DATA PROVIDED
----
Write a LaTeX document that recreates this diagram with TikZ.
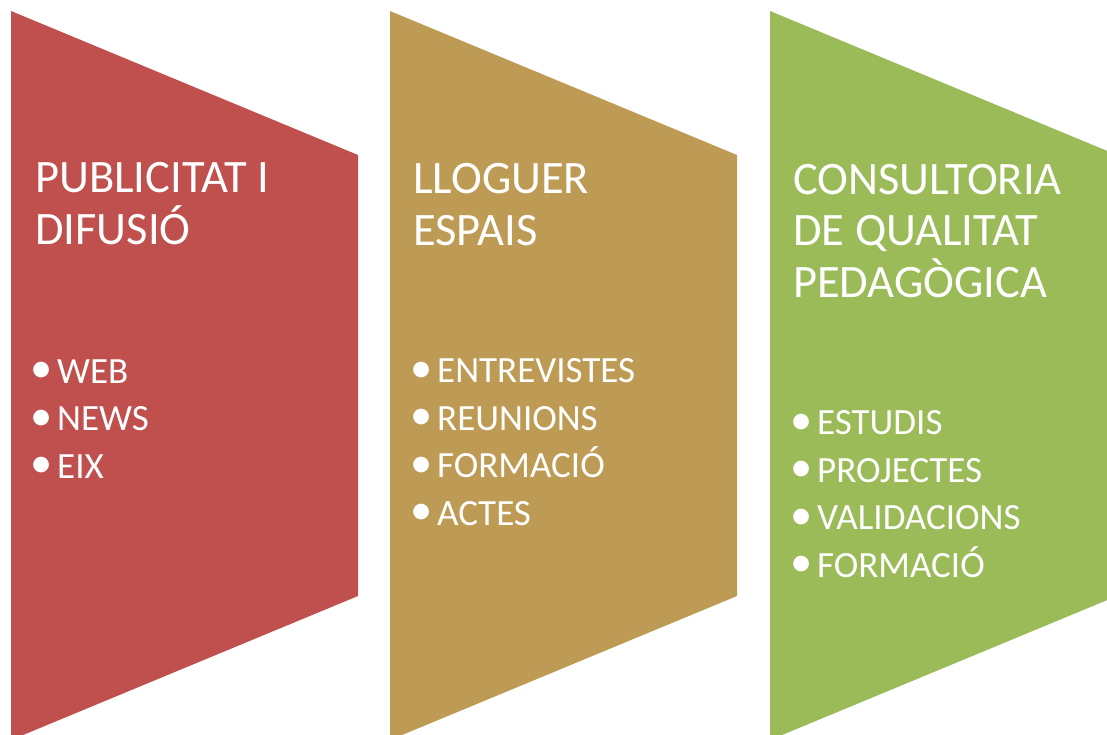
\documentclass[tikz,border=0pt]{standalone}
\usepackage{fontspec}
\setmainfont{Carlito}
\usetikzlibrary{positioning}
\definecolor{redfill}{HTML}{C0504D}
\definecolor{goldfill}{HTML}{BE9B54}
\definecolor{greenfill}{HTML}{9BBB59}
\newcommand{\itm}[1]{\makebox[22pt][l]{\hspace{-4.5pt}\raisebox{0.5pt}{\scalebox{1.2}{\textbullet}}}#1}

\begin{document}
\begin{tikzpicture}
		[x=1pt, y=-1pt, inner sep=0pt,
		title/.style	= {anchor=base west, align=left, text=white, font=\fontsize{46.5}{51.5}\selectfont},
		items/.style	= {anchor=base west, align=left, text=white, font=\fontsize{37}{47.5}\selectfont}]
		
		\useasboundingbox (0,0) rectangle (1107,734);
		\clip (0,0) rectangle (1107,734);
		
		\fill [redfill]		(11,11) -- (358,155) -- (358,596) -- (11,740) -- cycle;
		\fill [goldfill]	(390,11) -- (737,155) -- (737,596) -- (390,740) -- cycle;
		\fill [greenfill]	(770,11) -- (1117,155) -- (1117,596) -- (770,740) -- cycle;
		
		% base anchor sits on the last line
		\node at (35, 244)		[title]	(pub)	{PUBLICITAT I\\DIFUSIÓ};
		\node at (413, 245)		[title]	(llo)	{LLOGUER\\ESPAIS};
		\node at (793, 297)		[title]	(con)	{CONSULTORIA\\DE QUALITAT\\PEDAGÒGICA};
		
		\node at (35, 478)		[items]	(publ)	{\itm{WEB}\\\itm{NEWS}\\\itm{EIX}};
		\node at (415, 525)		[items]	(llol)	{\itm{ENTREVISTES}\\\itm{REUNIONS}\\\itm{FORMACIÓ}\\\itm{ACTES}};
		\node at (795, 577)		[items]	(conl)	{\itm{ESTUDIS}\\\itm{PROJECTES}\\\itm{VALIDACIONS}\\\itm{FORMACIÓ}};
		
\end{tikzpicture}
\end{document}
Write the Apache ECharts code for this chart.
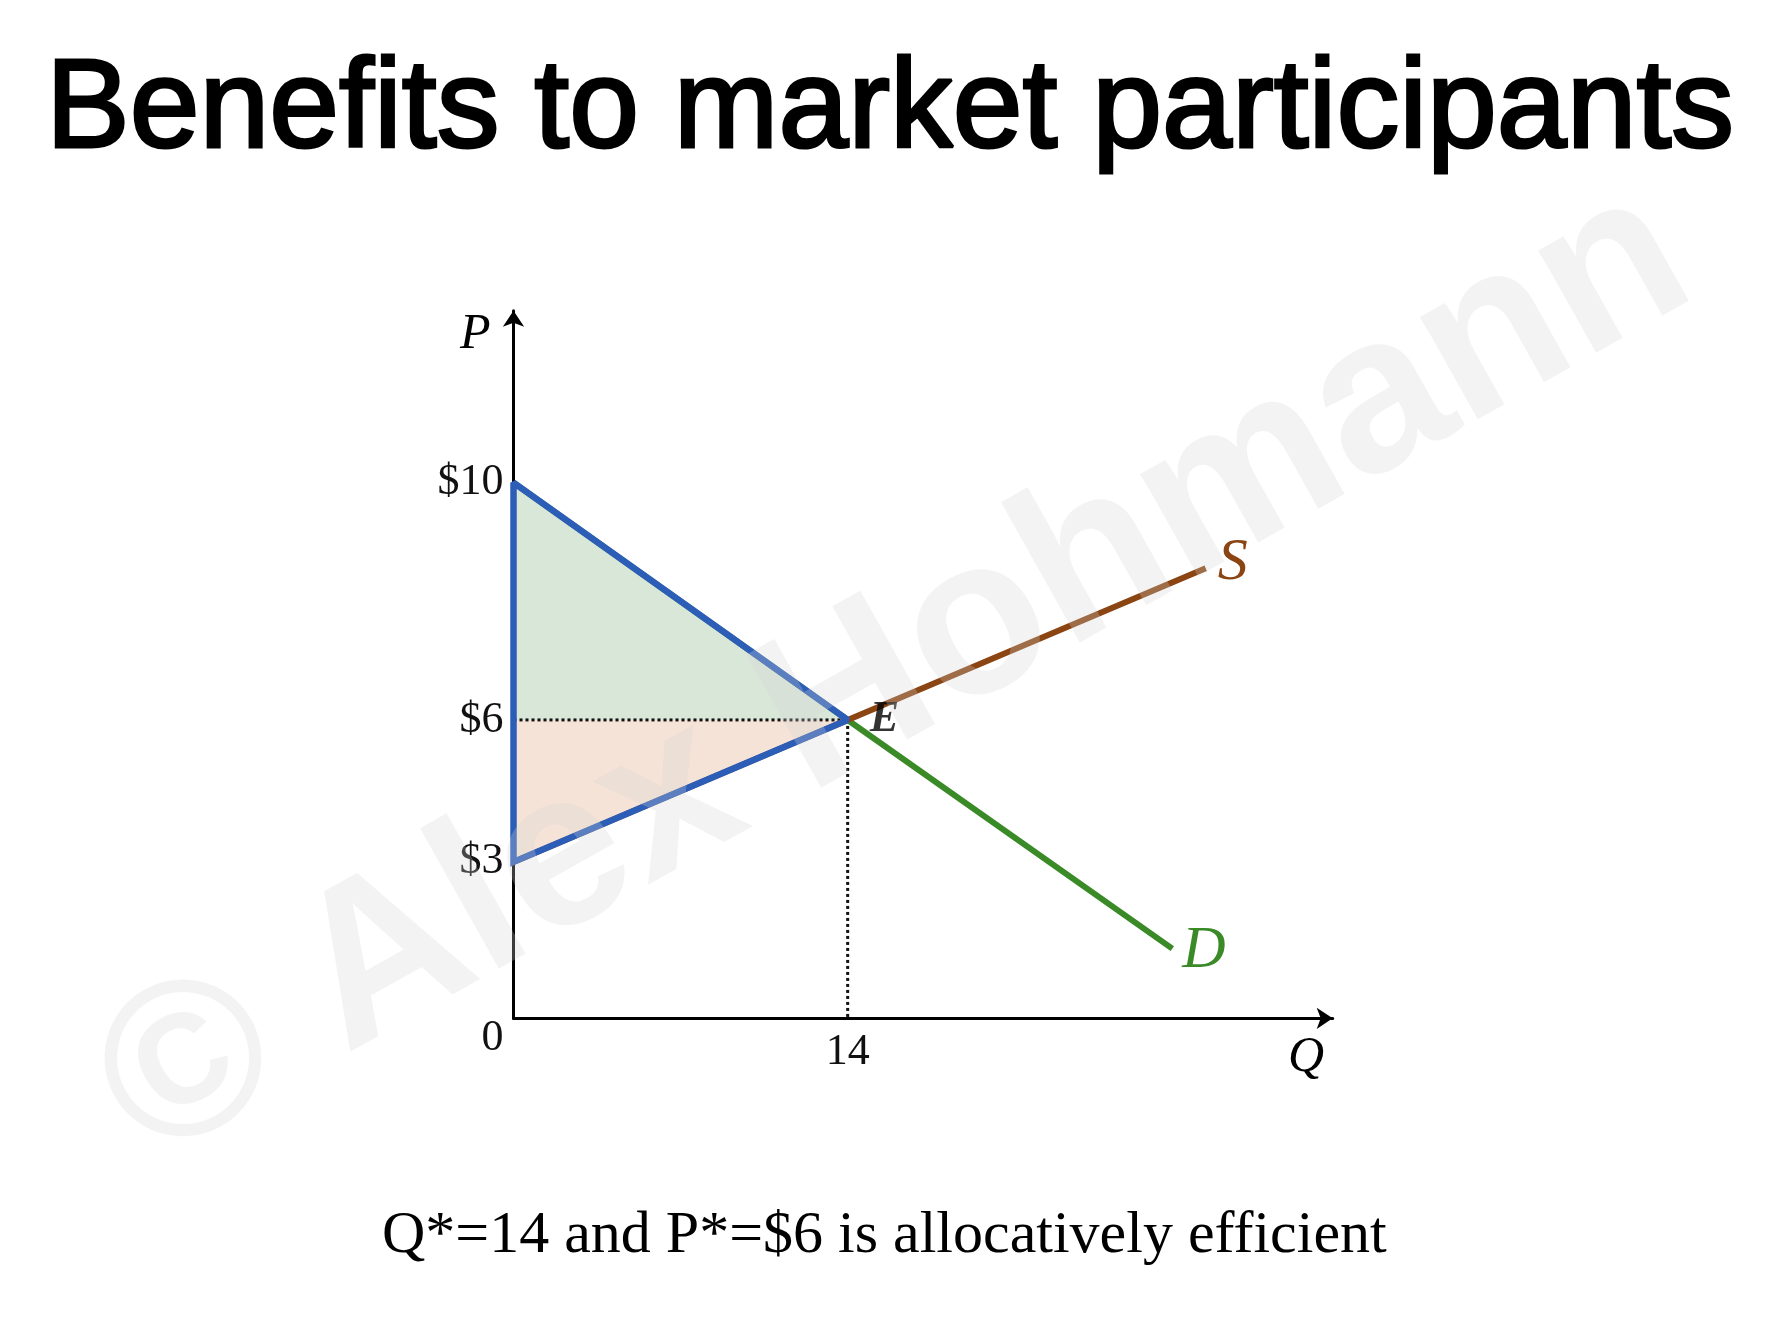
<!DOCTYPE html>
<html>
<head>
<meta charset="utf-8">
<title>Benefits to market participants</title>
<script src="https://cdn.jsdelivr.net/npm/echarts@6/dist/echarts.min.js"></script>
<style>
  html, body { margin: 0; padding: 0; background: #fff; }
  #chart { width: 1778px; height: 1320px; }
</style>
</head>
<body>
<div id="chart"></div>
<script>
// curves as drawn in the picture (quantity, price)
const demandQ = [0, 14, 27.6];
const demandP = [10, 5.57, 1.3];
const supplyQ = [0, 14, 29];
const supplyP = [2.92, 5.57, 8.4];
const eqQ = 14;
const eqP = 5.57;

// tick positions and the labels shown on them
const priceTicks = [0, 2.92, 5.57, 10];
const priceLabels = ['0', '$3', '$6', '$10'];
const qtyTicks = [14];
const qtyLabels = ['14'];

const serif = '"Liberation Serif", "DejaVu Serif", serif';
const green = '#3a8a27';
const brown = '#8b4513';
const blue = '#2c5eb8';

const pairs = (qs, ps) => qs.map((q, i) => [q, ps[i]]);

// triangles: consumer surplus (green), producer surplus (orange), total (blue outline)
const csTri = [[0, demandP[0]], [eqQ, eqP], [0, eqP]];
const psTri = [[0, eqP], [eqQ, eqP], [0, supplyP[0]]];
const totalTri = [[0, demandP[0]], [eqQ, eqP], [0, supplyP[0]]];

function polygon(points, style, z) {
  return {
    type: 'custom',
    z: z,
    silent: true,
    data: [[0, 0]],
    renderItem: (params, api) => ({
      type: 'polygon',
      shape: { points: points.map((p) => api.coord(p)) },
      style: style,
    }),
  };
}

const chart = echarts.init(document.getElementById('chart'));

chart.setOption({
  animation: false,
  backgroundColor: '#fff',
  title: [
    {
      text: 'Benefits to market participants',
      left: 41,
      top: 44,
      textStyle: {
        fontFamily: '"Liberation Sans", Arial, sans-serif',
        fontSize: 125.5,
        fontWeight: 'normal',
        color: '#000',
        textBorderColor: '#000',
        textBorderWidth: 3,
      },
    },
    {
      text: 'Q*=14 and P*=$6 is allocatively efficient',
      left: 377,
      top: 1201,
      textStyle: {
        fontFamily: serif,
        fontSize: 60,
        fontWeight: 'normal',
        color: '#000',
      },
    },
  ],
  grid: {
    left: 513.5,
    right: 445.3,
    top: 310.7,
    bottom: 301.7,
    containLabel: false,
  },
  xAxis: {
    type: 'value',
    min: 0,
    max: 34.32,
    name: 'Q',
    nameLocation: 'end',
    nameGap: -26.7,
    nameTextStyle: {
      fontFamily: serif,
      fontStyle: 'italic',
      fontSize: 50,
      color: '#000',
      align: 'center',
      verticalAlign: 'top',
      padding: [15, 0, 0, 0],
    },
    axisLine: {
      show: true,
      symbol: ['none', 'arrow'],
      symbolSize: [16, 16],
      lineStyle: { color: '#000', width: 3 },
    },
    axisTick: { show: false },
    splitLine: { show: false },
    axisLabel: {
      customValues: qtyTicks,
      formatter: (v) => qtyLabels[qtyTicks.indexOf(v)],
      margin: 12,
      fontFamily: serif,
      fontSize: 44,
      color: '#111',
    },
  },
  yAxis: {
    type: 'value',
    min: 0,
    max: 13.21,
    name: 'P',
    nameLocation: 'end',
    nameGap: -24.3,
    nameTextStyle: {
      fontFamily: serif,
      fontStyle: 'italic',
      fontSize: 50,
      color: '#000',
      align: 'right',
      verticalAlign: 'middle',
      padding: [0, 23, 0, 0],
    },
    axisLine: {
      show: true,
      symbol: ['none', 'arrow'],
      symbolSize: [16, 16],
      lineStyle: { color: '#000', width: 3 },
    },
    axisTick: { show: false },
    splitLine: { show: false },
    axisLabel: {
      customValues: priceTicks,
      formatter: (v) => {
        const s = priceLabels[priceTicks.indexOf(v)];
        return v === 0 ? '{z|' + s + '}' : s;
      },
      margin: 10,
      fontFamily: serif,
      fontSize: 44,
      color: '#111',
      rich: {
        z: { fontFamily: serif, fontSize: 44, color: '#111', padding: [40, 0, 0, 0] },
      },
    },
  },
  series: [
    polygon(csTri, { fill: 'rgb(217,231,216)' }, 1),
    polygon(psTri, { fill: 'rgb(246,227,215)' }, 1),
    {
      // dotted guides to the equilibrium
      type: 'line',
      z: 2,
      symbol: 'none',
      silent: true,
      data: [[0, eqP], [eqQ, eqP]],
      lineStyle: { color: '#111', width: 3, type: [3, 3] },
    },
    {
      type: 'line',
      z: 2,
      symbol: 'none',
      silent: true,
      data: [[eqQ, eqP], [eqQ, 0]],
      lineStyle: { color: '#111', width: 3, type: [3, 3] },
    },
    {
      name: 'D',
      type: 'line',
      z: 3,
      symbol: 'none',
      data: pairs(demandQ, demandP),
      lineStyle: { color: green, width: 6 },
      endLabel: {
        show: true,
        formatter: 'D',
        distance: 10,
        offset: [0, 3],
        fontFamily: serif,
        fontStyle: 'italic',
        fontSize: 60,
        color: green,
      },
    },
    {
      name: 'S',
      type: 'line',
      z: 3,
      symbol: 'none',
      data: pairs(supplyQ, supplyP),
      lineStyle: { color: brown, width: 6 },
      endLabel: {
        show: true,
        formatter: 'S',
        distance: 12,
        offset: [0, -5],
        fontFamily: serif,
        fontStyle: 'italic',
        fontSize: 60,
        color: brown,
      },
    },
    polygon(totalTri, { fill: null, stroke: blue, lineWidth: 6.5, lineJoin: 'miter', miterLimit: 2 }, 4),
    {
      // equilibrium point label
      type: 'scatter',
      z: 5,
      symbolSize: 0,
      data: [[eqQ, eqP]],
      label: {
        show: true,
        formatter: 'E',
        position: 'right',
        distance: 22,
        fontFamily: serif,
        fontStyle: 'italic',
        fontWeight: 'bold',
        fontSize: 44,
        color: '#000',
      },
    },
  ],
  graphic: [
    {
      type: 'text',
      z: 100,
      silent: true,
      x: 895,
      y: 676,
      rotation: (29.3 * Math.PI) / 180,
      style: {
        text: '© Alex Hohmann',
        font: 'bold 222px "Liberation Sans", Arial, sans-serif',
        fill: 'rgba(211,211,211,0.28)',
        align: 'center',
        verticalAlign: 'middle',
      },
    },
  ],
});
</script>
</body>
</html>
----
REQUIREMENTS
Copy out each line in the listing that has the word "this".

SOLVED EXERCISE
Write a LaTeX document that recreates this diagram with TikZ.
Write the Apache ECharts code for this chart.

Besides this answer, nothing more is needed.